_DIRECTIONS_:
Retype the opening lines of the listing below, ending with the line that contains "const fills = categories.map((c, i)", and leave out any pictures.

┌────────

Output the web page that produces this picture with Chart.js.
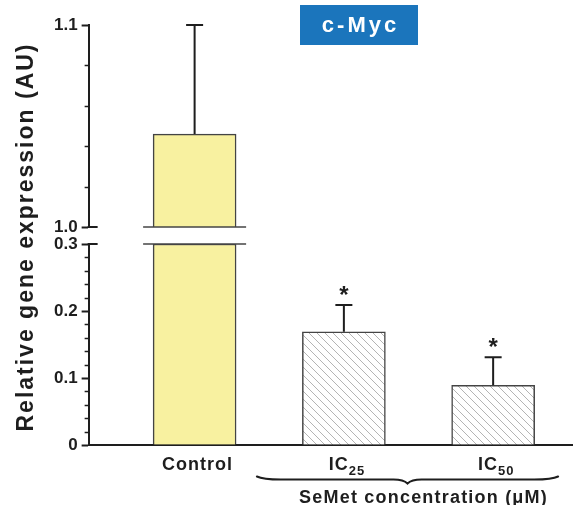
<!DOCTYPE html>
<html><head><meta charset="utf-8">
<script src="https://cdn.jsdelivr.net/npm/chart.js@4/dist/chart.umd.min.js"></script>
<style>html,body{margin:0;padding:0;background:#fff;overflow:hidden}#wrap{width:573px;height:505px;position:relative}</style>
</head><body><div id="wrap"><canvas id="c"></canvas></div>
<script>
// ---- data ----
const categories = ['Control', 'IC25', 'IC50'];
const labelMain = ['Control', 'IC', 'IC'];
const labelSub = ['', '25', '50'];
const values = [1.046, 0.169, 0.089];
const errors = [0.054, 0.040, 0.042];
const significant = [false, true, true];
const topTickLabels = ['1.0', '1.1'];
const bottomTickLabels = ['0', '0.1', '0.2', '0.3'];
const minorStep = 0.02;
const chartTitle = 'c-Myc';
const yTitle = 'Relative gene expression (AU)';
const groupTitle = 'SeMet concentration (\u03bcM)';

// ---- derived ----
const topMin = parseFloat(topTickLabels[0]), topMax = parseFloat(topTickLabels[topTickLabels.length - 1]);
const botMin = parseFloat(bottomTickLabels[0]), botMax = parseFloat(bottomTickLabels[bottomTickLabels.length - 1]);
const FONT = "'Liberation Sans', Arial, sans-serif";
const INK = '#1e1e1e';

function makeHatch() {
  const c = document.createElement('canvas'); c.width = 8; c.height = 8;
  const g = c.getContext('2d');
  g.fillStyle = '#fff'; g.fillRect(0, 0, 8, 8);
  g.strokeStyle = '#b4b4b4'; g.lineWidth = 1;
  g.beginPath(); g.moveTo(-1, -1); g.lineTo(9, 9); g.moveTo(-1, 7); g.lineTo(1, 9); g.moveTo(7, -1); g.lineTo(9, 1); g.stroke();
  return g.createPattern(c, 'repeat');
}
const hatch = makeHatch();
const fills = categories.map((c, i) => i === 0 ? '#f8f1a0' : hatch);

const topData = values.map((v, i) => ({x: i, y: v > topMin ? v : null}));
const botData = values.map((v, i) => ({x: i, y: Math.min(v, botMax)}));

function tickList(min, max) {
  const n = Math.round((max - min) / minorStep), out = [];
  for (let k = 0; k <= n; k++) out.push({value: +(min + k * minorStep).toFixed(4)});
  return out;
}
function labelFor(labels, v) {
  const l = labels.find(s => Math.abs(parseFloat(s) - v) < 1e-6);
  return l === undefined ? '' : l;
}
function yAxis(min, max, labels, weightStack, w) {
  return {
    type: 'linear', position: 'left', stack: 'y', stackWeight: weightStack, weight: w,
    min: min, max: max,
    afterBuildTicks: s => { s.ticks = tickList(min, max); },
    grid: { drawOnChartArea: false, tickLength: 7, tickWidth: 2,
      tickColor: ctx => labelFor(labels, ctx.tick.value) ? INK : 'rgba(0,0,0,0)' },
    border: { display: true, color: INK, width: 2 },
    ticks: { autoSkip: false, padding: 4, color: INK, font: { family: FONT, size: 17, weight: 'bold' },
      callback: v => labelFor(labels, v) }
  };
}

const overlay = {
  id: 'overlay',
  afterDatasetsDraw(chart) {
    const ctx = chart.ctx, xs = chart.scales.x, yT = chart.scales.yTop, yB = chart.scales.yBot;
    const ax = chart.chartArea.left;
    ctx.save();
    // minor ticks
    ctx.strokeStyle = INK; ctx.lineWidth = 1.5;
    [[yT, topTickLabels], [yB, bottomTickLabels]].forEach(([s, labs]) => {
      s.ticks.forEach(t => {
        if (labelFor(labs, t.value)) return;
        const y = Math.round(s.getPixelForValue(t.value)) + 0.5;
        ctx.beginPath(); ctx.moveTo(ax - 4, y); ctx.lineTo(ax, y); ctx.stroke();
      });
    });
    // axis break marks and bar break lines
    const yb1 = yT.getPixelForValue(topMin), yb2 = yB.getPixelForValue(botMax);
    ctx.lineWidth = 2;
    [yb1, yb2].forEach(y => {
      ctx.beginPath(); ctx.moveTo(ax - 1, y); ctx.lineTo(ax + 9, y); ctx.stroke();
    });
    const meta = chart.getDatasetMeta(1);
    values.forEach((v, i) => {
      if (v <= botMax) return;
      const el = meta.data[i];
      const l = el.x - el.width / 2 - 10, r = el.x + el.width / 2 + 10;
      ctx.strokeStyle = '#444'; ctx.lineWidth = 1.5;
      [yb1, yb2].forEach(y => { ctx.beginPath(); ctx.moveTo(l, y); ctx.lineTo(r, y); ctx.stroke(); });
    });
    // error bars + significance
    ctx.strokeStyle = INK; ctx.fillStyle = INK; ctx.lineWidth = 2;
    values.forEach((v, i) => {
      const s = v > topMin ? yT : yB;
      const x = xs.getPixelForValue(i);
      const y0 = s.getPixelForValue(v), y1 = s.getPixelForValue(v + errors[i]);
      ctx.beginPath(); ctx.moveTo(x, y0); ctx.lineTo(x, y1);
      ctx.moveTo(x - 8.5, y1); ctx.lineTo(x + 8.5, y1); ctx.stroke();
      if (significant[i]) {
        ctx.font = 'bold 24px ' + FONT; ctx.textAlign = 'center'; ctx.textBaseline = 'alphabetic';
        ctx.fillText('*', x, y1 - 2);
      }
    });
    ctx.restore();
  },
  afterDraw(chart) {
    const ctx = chart.ctx, xs = chart.scales.x;
    ctx.save();
    ctx.fillStyle = INK;
    // category labels
    ctx.textBaseline = 'alphabetic';
    categories.forEach((c, i) => {
      const x = xs.getPixelForValue(i) + 3;
      ctx.letterSpacing = '1px';
      ctx.font = 'bold 18px ' + FONT;
      const w1 = ctx.measureText(labelMain[i]).width;
      ctx.font = 'bold 13px ' + FONT;
      const w2 = labelSub[i] ? ctx.measureText(labelSub[i]).width : 0;
      const start = x - (w1 + w2) / 2;
      ctx.textAlign = 'left';
      ctx.font = 'bold 18px ' + FONT; ctx.fillText(labelMain[i], start, 470);
      if (labelSub[i]) { ctx.font = 'bold 13px ' + FONT; ctx.fillText(labelSub[i], start + w1, 475); }
    });
    // brace under treatment groups
    const bl = xs.getPixelForValue(1) - 87, br = xs.getPixelForValue(2) + 65, bm = (bl + br) / 2;
    ctx.strokeStyle = INK; ctx.lineWidth = 2; ctx.lineCap = 'round';
    ctx.beginPath();
    ctx.moveTo(bl, 476.5);
    ctx.quadraticCurveTo(bl + 6, 479.5, bl + 24, 479.5);
    ctx.lineTo(bm - 14, 479.5);
    ctx.quadraticCurveTo(bm - 4, 479.5, bm, 483.5);
    ctx.quadraticCurveTo(bm + 4, 479.5, bm + 14, 479.5);
    ctx.lineTo(br - 24, 479.5);
    ctx.quadraticCurveTo(br - 6, 479.5, br, 476.5);
    ctx.stroke();
    ctx.letterSpacing = '1.2px';
    ctx.font = 'bold 18px ' + FONT; ctx.textAlign = 'center';
    ctx.fillText(groupTitle, bm + 16, 503);
    // y title
    ctx.save();
    ctx.translate(33, 237); ctx.rotate(-Math.PI / 2);
    ctx.letterSpacing = '2px';
    ctx.font = 'bold 23px ' + FONT; ctx.textAlign = 'center';
    ctx.fillText(yTitle, 0, 0);
    ctx.restore();
    // title box
    ctx.fillStyle = '#1b75bc';
    ctx.fillRect(300, 5, 118, 40);
    ctx.fillStyle = '#fff';
    ctx.letterSpacing = '3px';
    ctx.font = 'bold 22px ' + FONT; ctx.textAlign = 'center'; ctx.textBaseline = 'middle';
    ctx.fillText(chartTitle, 360.5, 26);
    ctx.restore();
  }
};

new Chart(document.getElementById('c'), {
  type: 'bar',
  data: {
    datasets: [
      { data: topData, yAxisID: 'yTop', backgroundColor: fills, borderColor: '#444', borderWidth: 1.5,
        barThickness: 83, grouped: false },
      { data: botData, yAxisID: 'yBot', backgroundColor: fills, borderColor: '#444', borderWidth: 1.5,
        barThickness: 83, grouped: false }
    ]
  },
  options: {
    animation: false, responsive: true, maintainAspectRatio: false,
    layout: { padding: { left: 50, top: 25, right: 0, bottom: 52 } },
    plugins: { legend: { display: false }, tooltip: { enabled: false } },
    scales: {
      x: { type: 'linear', offset: false, min: -0.71, max: 2.535, grid: { display: false, offset: false }, ticks: { display: false },
        border: { display: true, color: INK, width: 2 } },
      yTop: yAxis(topMin, topMax, topTickLabels, 202, 3),
      yGap: { type: 'linear', position: 'left', stack: 'y', stackWeight: 17, weight: 2, min: 0, max: 1,
        grid: { display: false }, border: { display: false }, ticks: { display: false } },
      yBot: yAxis(botMin, botMax, bottomTickLabels, 201, 1)
    }
  },
  plugins: [overlay]
});
</script>
</body></html>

└────────

_EXERCISE RESPONSE_:
Output the web page that produces this picture with Chart.js.
<!DOCTYPE html>
<html><head><meta charset="utf-8">
<script src="https://cdn.jsdelivr.net/npm/chart.js@4/dist/chart.umd.min.js"></script>
<style>html,body{margin:0;padding:0;background:#fff;overflow:hidden}#wrap{width:573px;height:505px;position:relative}</style>
</head><body><div id="wrap"><canvas id="c"></canvas></div>
<script>
// ---- data ----
const categories = ['Control', 'IC25', 'IC50'];
const labelMain = ['Control', 'IC', 'IC'];
const labelSub = ['', '25', '50'];
const values = [1.046, 0.169, 0.089];
const errors = [0.054, 0.040, 0.042];
const significant = [false, true, true];
const topTickLabels = ['1.0', '1.1'];
const bottomTickLabels = ['0', '0.1', '0.2', '0.3'];
const minorStep = 0.02;
const chartTitle = 'c-Myc';
const yTitle = 'Relative gene expression (AU)';
const groupTitle = 'SeMet concentration (\u03bcM)';

// ---- derived ----
const topMin = parseFloat(topTickLabels[0]), topMax = parseFloat(topTickLabels[topTickLabels.length - 1]);
const botMin = parseFloat(bottomTickLabels[0]), botMax = parseFloat(bottomTickLabels[bottomTickLabels.length - 1]);
const FONT = "'Liberation Sans', Arial, sans-serif";
const INK = '#1e1e1e';

function makeHatch() {
  const c = document.createElement('canvas'); c.width = 8; c.height = 8;
  const g = c.getContext('2d');
  g.fillStyle = '#fff'; g.fillRect(0, 0, 8, 8);
  g.strokeStyle = '#b4b4b4'; g.lineWidth = 1;
  g.beginPath(); g.moveTo(-1, -1); g.lineTo(9, 9); g.moveTo(-1, 7); g.lineTo(1, 9); g.moveTo(7, -1); g.lineTo(9, 1); g.stroke();
  return g.createPattern(c, 'repeat');
}
const hatch = makeHatch();
const fills = categories.map((c, i) => i === 0 ? '#f8f1a0' : hatch);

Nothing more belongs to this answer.